Efficiency and idiosyncrasy

Whenever I write a post with a bit of shell coding in it, as I did last night, I get feedback showing me different ways of doing the same thing. In some cases this is helpful (I like learning new tricks, even if I decide not to use them), in some cases it isn’t (I don’t care how much better you think zsh is, I don’t care how much better everyone else thinks zsh is, it’s not enough better for me to bother with).

But while it’s nice to learn new things, unless I have the opportunity to use them often, they’re unlikely to stick with me. With little one-offs like last night’s commands for creating a year’s worth of monthly folders, efficiency isn’t measured by how much processor time is used, nor—and this is key—by the amount of typing I do. It’s measured by the total time and cognitive load used in thinking up how to solve the problem and then executing that solution. Usually the first solution that comes to mind, no matter how much typing is required, is the one that’s the most efficient when measured this way.

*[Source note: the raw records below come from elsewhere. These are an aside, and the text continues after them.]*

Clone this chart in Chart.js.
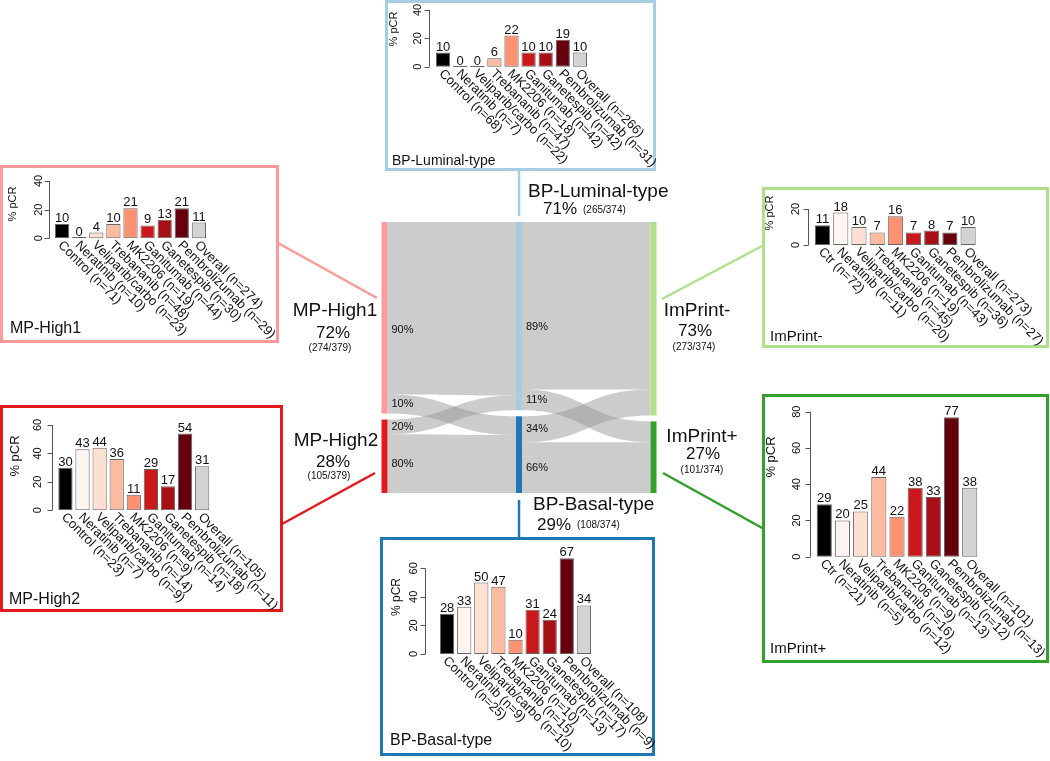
<!DOCTYPE html>
<html>
<head>
<meta charset="utf-8">
<title>pCR by response subtype</title>
<script src="https://cdn.jsdelivr.net/npm/chart.js@4.4.1/dist/chart.umd.min.js"></script>
<style>
  html, body { margin: 0; padding: 0; background: #fff; }
  #page { position: relative; width: 1050px; height: 761px; overflow: hidden; }
  #page canvas { position: absolute; }
</style>
</head>
<body>
<div id="page"></div>
<script>
// ---------- data ----------
const arms = ["Control", "Neratinib", "Veliparib/carbo", "Trebananib", "MK2206",
              "Ganitumab", "Ganetespib", "Pembrolizumab", "Overall"];
const armsShort = ["Ctr", "Neratinib", "Veliparib/carbo", "Trebananib", "MK2206",
                   "Ganitumab", "Ganetespib", "Pembrolizumab", "Overall"];
const armColors = ["#000000", "#fff5f0", "#fee0d2", "#fcbba1", "#fc9272",
                   "#cb181d", "#a50f15", "#67000d", "#d3d3d3"];

const lumPcr = [10, 0, 0, 6, 22, 10, 10, 19, 10];
const lumN = [68, 7, 22, 47, 18, 42, 42, 31, 266];
const mp1Pcr = [10, 0, 4, 10, 21, 9, 13, 21, 11];
const mp1N = [71, 10, 23, 48, 19, 44, 30, 29, 274];
const mp2Pcr = [30, 43, 44, 36, 11, 29, 17, 54, 31];
const mp2N = [23, 7, 9, 14, 9, 14, 18, 11, 105];
const basalPcr = [28, 33, 50, 47, 10, 31, 24, 67, 34];
const basalN = [25, 9, 10, 15, 10, 13, 17, 9, 108];
const impNegPcr = [11, 18, 10, 7, 16, 7, 8, 7, 10];
const impNegN = [72, 11, 20, 45, 19, 43, 36, 27, 273];
const impPosPcr = [29, 20, 25, 44, 22, 38, 33, 77, 38];
const impPosN = [21, 5, 12, 16, 9, 13, 12, 13, 101];

// alluvial: MP -> BP -> ImPrint
const mpNames = ["MP-High1", "MP-High2"];
const mpCounts = [274, 105];
const mpTotal = 379;
const bpNames = ["BP-Luminal-type", "BP-Basal-type"];
const bpCounts = [265, 108];
const bpTotal = 374;
const impNames = ["ImPrint-", "ImPrint+"];
const impCounts = [273, 101];
const impTotal = 374;
const mpToBp = [[90, 10], [20, 80]];    // % of each MP class going to each BP class
const bpToImp = [[89, 11], [34, 66]];   // % of each BP class going to each ImPrint class

// ---------- helpers ----------
const FONT = "'Liberation Sans', Arial, Helvetica, sans-serif";
const page = document.getElementById('page');

function addCanvas(x, y, w, h) {
  const c = document.createElement('canvas');
  c.width = w; c.height = h;
  c.style.left = x + 'px'; c.style.top = y + 'px';
  c.style.width = w + 'px'; c.style.height = h + 'px';
  page.appendChild(c);
  return c;
}

// ---------- central alluvial ----------
const NODE_GAP = 6 / 271;
const BAR_W = 6;
const nodeColors = [["#fb9a99", "#e31a1c"], ["#a6cee3", "#1f78b4"], ["#b2df8a", "#33a02c"]];

function stack(counts) {
  const total = counts.reduce((a, b) => a + b, 0);
  const usable = 1 - NODE_GAP * (counts.length - 1);
  let pos = 0;
  return counts.map(c => {
    const h = c / total * usable;
    const r = { top: pos, bottom: pos + h };
    pos += h + NODE_GAP;
    return r;
  });
}

function makeFlows(src, dst, srcCounts, pct) {
  const f = pct.map((row, i) => row.map(p => srcCounts[i] * p / 100));
  const inTot = dst.map((_, j) => f.reduce((s, row) => s + row[j], 0));
  const sc = src.map(n => n.top), dc = dst.map(n => n.top);
  const out = [];
  pct.forEach((row, i) => row.forEach((p, j) => {
    const sh = (src[i].bottom - src[i].top) * p / 100;
    const dh = (dst[j].bottom - dst[j].top) * f[i][j] / inTot[j];
    out.push({ p, s0: sc[i], s1: sc[i] + sh, d0: dc[j], d1: dc[j] + dh });
    sc[i] += sh; dc[j] += dh;
  }));
  return out;
}

const cols = [stack(mpCounts), stack(bpCounts), stack(impCounts)];
const flowSets = [makeFlows(cols[0], cols[1], mpCounts, mpToBp),
                  makeFlows(cols[1], cols[2], bpCounts, bpToImp)];

function pctText(c, t) { return Math.round(c / t * 100) + '%'; }

const nodeLabels = [
  { align: 'center', name: mpNames[0], pct: pctText(mpCounts[0], mpTotal), frac: '(' + mpCounts[0] + '/' + mpTotal + ')', at: [[335, 316], [333, 338], [330, 351]] },
  { align: 'center', name: mpNames[1], pct: pctText(mpCounts[1], mpTotal), frac: '(' + mpCounts[1] + '/' + mpTotal + ')', at: [[336, 446], [333, 467], [329, 479]] },
  { align: 'left', name: bpNames[0], pct: pctText(bpCounts[0], bpTotal), frac: '(' + bpCounts[0] + '/' + bpTotal + ')', at: [[528, 197], [543, 214], [583, 213]] },
  { align: 'left', name: bpNames[1], pct: pctText(bpCounts[1], bpTotal), frac: '(' + bpCounts[1] + '/' + bpTotal + ')', at: [[533, 510], [537, 530], [577, 528]] },
  { align: 'center', name: impNames[0], pct: pctText(impCounts[0], impTotal), frac: '(' + impCounts[0] + '/' + impTotal + ')', at: [[697, 316], [695, 336], [694, 350]] },
  { align: 'center', name: impNames[1], pct: pctText(impCounts[1], impTotal), frac: '(' + impCounts[1] + '/' + impTotal + ')', at: [[702, 442], [703, 459], [702, 473]] }
];

// connector lines from the alluvial to the panels
const connectors = [
  { c: "#fb9a99", from: [278, 243], to: [377, 298] },
  { c: "#e31a1c", from: [282, 524], to: [375, 473] },
  { c: "#b2df8a", from: [662, 299], to: [764, 245] },
  { c: "#33a02c", from: [663, 473], to: [764, 529] }
];

const alluvialPlugin = {
  id: 'alluvial',
  afterDraw(chart) {
    const { ctx } = chart;
    const x = chart.scales.x, y = chart.scales.y;
    ctx.save();
    // flows
    flowSets.forEach((flows, k) => {
      const xa = x.getPixelForValue(k) + BAR_W / 2;
      const xb = x.getPixelForValue(k + 1) - BAR_W / 2;
      const xm = (xa + xb) / 2;
      flows.forEach(fl => {
        const s0 = y.getPixelForValue(fl.s0), s1 = y.getPixelForValue(fl.s1);
        const d0 = y.getPixelForValue(fl.d0), d1 = y.getPixelForValue(fl.d1);
        ctx.beginPath();
        ctx.moveTo(xa, s0);
        ctx.bezierCurveTo(xm, s0, xm, d0, xb, d0);
        ctx.lineTo(xb, d1);
        ctx.bezierCurveTo(xm, d1, xm, s1, xa, s1);
        ctx.closePath();
        ctx.fillStyle = 'rgba(153,153,153,0.5)';
        ctx.fill();
      });
    });
    // nodes
    cols.forEach((nodes, k) => {
      const xc = x.getPixelForValue(k);
      nodes.forEach((n, i) => {
        const t = y.getPixelForValue(n.top), b = y.getPixelForValue(n.bottom);
        ctx.fillStyle = nodeColors[k][i];
        ctx.fillRect(xc - BAR_W / 2, t, BAR_W, b - t);
      });
    });
    // flow percentages
    ctx.fillStyle = '#111';
    ctx.font = '11px ' + FONT;
    ctx.textAlign = 'left';
    ctx.textBaseline = 'middle';
    flowSets.forEach((flows, k) => {
      const xa = x.getPixelForValue(k) + BAR_W / 2 + 4;
      flows.forEach(fl => {
        const shift = (fl.s1 - fl.s0) > 0.5 ? 0.08 : 0;
        ctx.fillText(fl.p + '%', xa, y.getPixelForValue((fl.s0 + fl.s1) / 2 + shift));
      });
    });
    // node labels
    nodeLabels.forEach(l => {
      ctx.textAlign = l.align;
      ctx.textBaseline = 'alphabetic';
      ctx.font = '19px ' + FONT;
      ctx.fillText(l.name, l.at[0][0], l.at[0][1]);
      ctx.font = '17px ' + FONT;
      ctx.fillText(l.pct, l.at[1][0], l.at[1][1]);
      ctx.font = '10px ' + FONT;
      ctx.fillText(l.frac, l.at[2][0], l.at[2][1]);
    });
    // connectors
    ctx.lineWidth = 2.5;
    const xm = x.getPixelForValue(1);
    ctx.strokeStyle = nodeColors[1][0];
    ctx.beginPath(); ctx.moveTo(xm, 170); ctx.lineTo(xm, 216); ctx.stroke();
    ctx.strokeStyle = nodeColors[1][1];
    ctx.beginPath(); ctx.moveTo(xm, 500); ctx.lineTo(xm, 539); ctx.stroke();
    connectors.forEach(cn => {
      ctx.strokeStyle = cn.c;
      ctx.beginPath(); ctx.moveTo(cn.from[0], cn.from[1]); ctx.lineTo(cn.to[0], cn.to[1]); ctx.stroke();
    });
    ctx.restore();
  }
};

new Chart(addCanvas(0, 0, 1050, 761), {
  type: 'scatter',
  data: { datasets: [] },
  options: {
    responsive: false,
    animation: false,
    events: [],
    layout: { padding: { left: 384.5, right: 1050 - 653.5, top: 222, bottom: 761 - 493 } },
    scales: {
      x: { type: 'linear', min: 0, max: 2, display: false },
      y: { type: 'linear', min: 0, max: 1, reverse: true, display: false }
    },
    plugins: { legend: { display: false }, tooltip: { enabled: false } }
  },
  plugins: [alluvialPlugin]
});

// ---------- bar panels ----------
const panels = [
  { title: "BP-Luminal-type", color: "#a6cee3", names: arms, pcr: lumPcr, n: lumN,
    box: [385, 0, 271, 171], bars: [436, 587], y0: 66.7, topPx: 10, topTick: 40,
    axisX: 429, tickX: 418, titleX: 394, titleY: 29, titleSize: 11, label: [392, 165], labelSize: 14 },
  { title: "MP-High1", color: "#fb9a99", names: arms, pcr: mp1Pcr, n: mp1N,
    box: [0, 165, 279, 178], bars: [55, 206], y0: 238.3, topPx: 181, topTick: 40,
    axisX: 49, tickX: 39, titleX: 13, titleY: 204, titleSize: 11, label: [10, 333], labelSize: 16 },
  { title: "MP-High2", color: "#e31a1c", names: arms, pcr: mp2Pcr, n: mp2N,
    box: [0, 405, 283, 207], bars: [58.3, 209.3], y0: 510.3, topPx: 425, topTick: 60,
    axisX: 52.3, tickX: 38.3, titleX: 15, titleY: 456, titleSize: 13, label: [9, 604], labelSize: 16 },
  { title: "BP-Basal-type", color: "#1f78b4", names: arms, pcr: basalPcr, n: basalN,
    box: [380, 537, 275, 219], bars: [440, 591], y0: 654, topPx: 568.3, topTick: 60,
    axisX: 425, tickX: 414, titleX: 397, titleY: 597, titleSize: 12, label: [390, 745], labelSize: 16 },
  { title: "ImPrint-", color: "#b2df8a", names: armsShort, pcr: impNegPcr, n: impNegN,
    box: [762, 187, 287, 161], bars: [815, 975.7], y0: 245, topPx: 209, topTick: 20,
    axisX: 808.3, tickX: 795.7, titleX: 770, titleY: 213, titleSize: 11, label: [770, 341], labelSize: 15 },
  { title: "ImPrint+", color: "#33a02c", names: armsShort, pcr: impPosPcr, n: impPosN,
    box: [762, 394, 287, 269], bars: [816.7, 977.3], y0: 556.7, topPx: 411.7, topTick: 80,
    axisX: 810, tickX: 796.7, titleX: 771.7, titleY: 457, titleSize: 13, label: [770, 653], labelSize: 15 }
];

function panelDecor(p) {
  const bx = p.box[0], by = p.box[1];
  return {
    id: 'panelDecor',
    afterDraw(chart) {
      const { ctx } = chart;
      const ys = chart.scales.y;
      const meta = chart.getDatasetMeta(0);
      ctx.save();
      // frame
      ctx.strokeStyle = p.color;
      ctx.lineWidth = 3;
      ctx.strokeRect(1.5, 1.5, p.box[2] - 3, p.box[3] - 3);
      // y axis (R style)
      const ax = Math.round(p.axisX - bx) + 0.5;
      const yb = ys.getPixelForValue(0), yt = ys.getPixelForValue(p.topTick);
      ctx.strokeStyle = '#555';
      ctx.lineWidth = 1;
      ctx.beginPath();
      ctx.moveTo(ax, yb); ctx.lineTo(ax, yt);
      for (let t = 0; t <= p.topTick; t += 20) {
        const yy = Math.round(ys.getPixelForValue(t)) + 0.5;
        ctx.moveTo(ax, yy); ctx.lineTo(ax - 5, yy);
      }
      ctx.stroke();
      ctx.fillStyle = '#111';
      ctx.font = '11px ' + FONT;
      ctx.textAlign = 'center';
      ctx.textBaseline = 'middle';
      for (let t = 0; t <= p.topTick; t += 20) {
        ctx.save();
        ctx.translate(p.tickX - bx, ys.getPixelForValue(t));
        ctx.rotate(-Math.PI / 2);
        ctx.fillText(String(t), 0, 0);
        ctx.restore();
      }
      ctx.save();
      ctx.font = p.titleSize + 'px ' + FONT;
      ctx.translate(p.titleX - bx, p.titleY - by);
      ctx.rotate(-Math.PI / 2);
      ctx.fillText('% pCR', 0, 0);
      ctx.restore();
      // zero-height bars, values, category labels
      meta.data.forEach((bar, i) => {
        const v = p.pcr[i];
        if (v === 0) {
          ctx.strokeStyle = '#666';
          ctx.beginPath();
          ctx.moveTo(bar.x - bar.width / 2, Math.round(yb) - 0.5);
          ctx.lineTo(bar.x + bar.width / 2, Math.round(yb) - 0.5);
          ctx.stroke();
        }
        ctx.fillStyle = '#111';
        ctx.font = '13px ' + FONT;
        ctx.textAlign = 'center';
        ctx.textBaseline = 'alphabetic';
        ctx.fillText(String(v), bar.x, bar.y - 2);
        ctx.save();
        ctx.translate(bar.x - 2, yb + 5);
        ctx.rotate(Math.PI / 4);
        ctx.textAlign = 'left';
        ctx.textBaseline = 'middle';
        ctx.fillText(p.names[i] + ' (n=' + p.n[i] + ')', 0, 0);
        ctx.restore();
      });
      // panel name
      ctx.font = p.labelSize + 'px ' + FONT;
      ctx.textAlign = 'left';
      ctx.textBaseline = 'alphabetic';
      ctx.fillText(p.title, p.label[0] - bx, p.label[1] - by);
      ctx.restore();
    }
  };
}

panels.forEach(p => {
  const [bx, by, bw, bh] = p.box;
  const w = (p.bars[1] - p.bars[0]) / 10.6;   // bar width, 0.2 spacing as in barplot
  const left = p.bars[0] - 0.1 * w, right = p.bars[1] + 0.1 * w;
  new Chart(addCanvas(bx, by, bw, bh), {
    type: 'bar',
    data: {
      labels: p.names,
      datasets: [{
        data: p.pcr,
        backgroundColor: armColors,
        borderColor: '#666',
        borderWidth: 1,
        borderSkipped: false,
        barPercentage: 1 / 1.2,
        categoryPercentage: 1,
        clip: false
      }]
    },
    options: {
      responsive: false,
      animation: false,
      events: [],
      layout: { padding: { left: left - bx, right: bx + bw - right, top: p.topPx - by, bottom: by + bh - p.y0 } },
      scales: {
        x: { type: 'category', display: false, offset: true },
        y: { min: 0, max: p.topTick, display: false }
      },
      plugins: { legend: { display: false }, tooltip: { enabled: false } }
    },
    plugins: [panelDecor(p)]
  });
});
</script>
</body>
</html>
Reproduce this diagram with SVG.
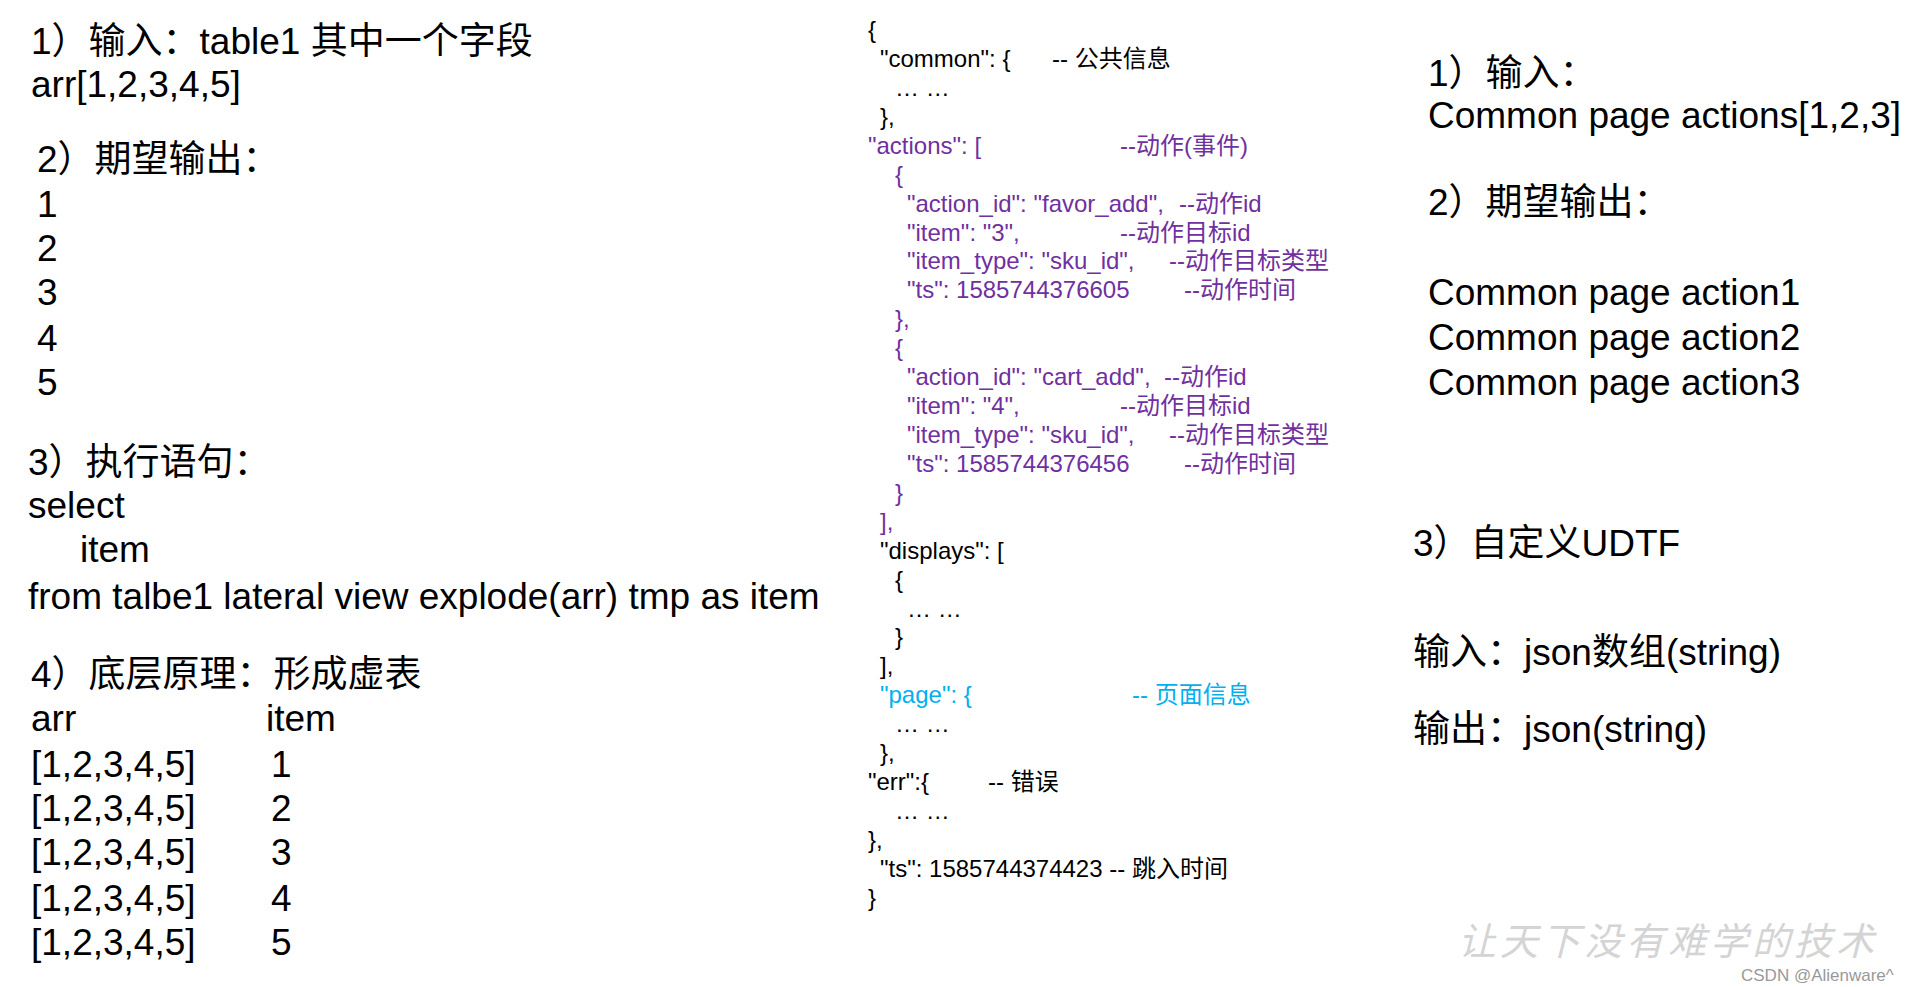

And what first comes to mind is unique to everyone. It’s based on everything you’ve seen and done in the past, what you’ve been working on most recently, and, by exclusion, all those many many things you never learned at all.

So when I need to generate a sequence of numbers, I think of using jot. You might think the phrase “sequence of numbers” would lead me to think of seq, and I confess that makes a lot of sense. But sense doesn’t enter into it. I learned jot first, never really learned seq (other than that it exists), so that’s what my brain goes to.

Of course, after you’ve solved your problem and have moved on, it can be helpful to look back on it and rethink it. If you come up with a simpler way to have done it, that little nugget may come back to you the next time you run into a similar problem.

And it’s even better if you can blog about it and get the opinions of others. After last night’s post, I had a brief Twitter conversation with Ryan M. He had some ideas that I’d never use—his idiosyncrasies aren’t mine, and he’s using a later version of bash than I am—but he did remind me of the -p option to mkdir, which creates all the necessary intermediate directories to create the full path to the directory you want. With that, I realized that instead of

mkdir 2017
cd 2017
jot -w %02d 12 | xargs mkdir

I could have done it all with

jot -w 2017/%02d 12 | xargs mkdir -p

Come back next year to see if I still remember by then.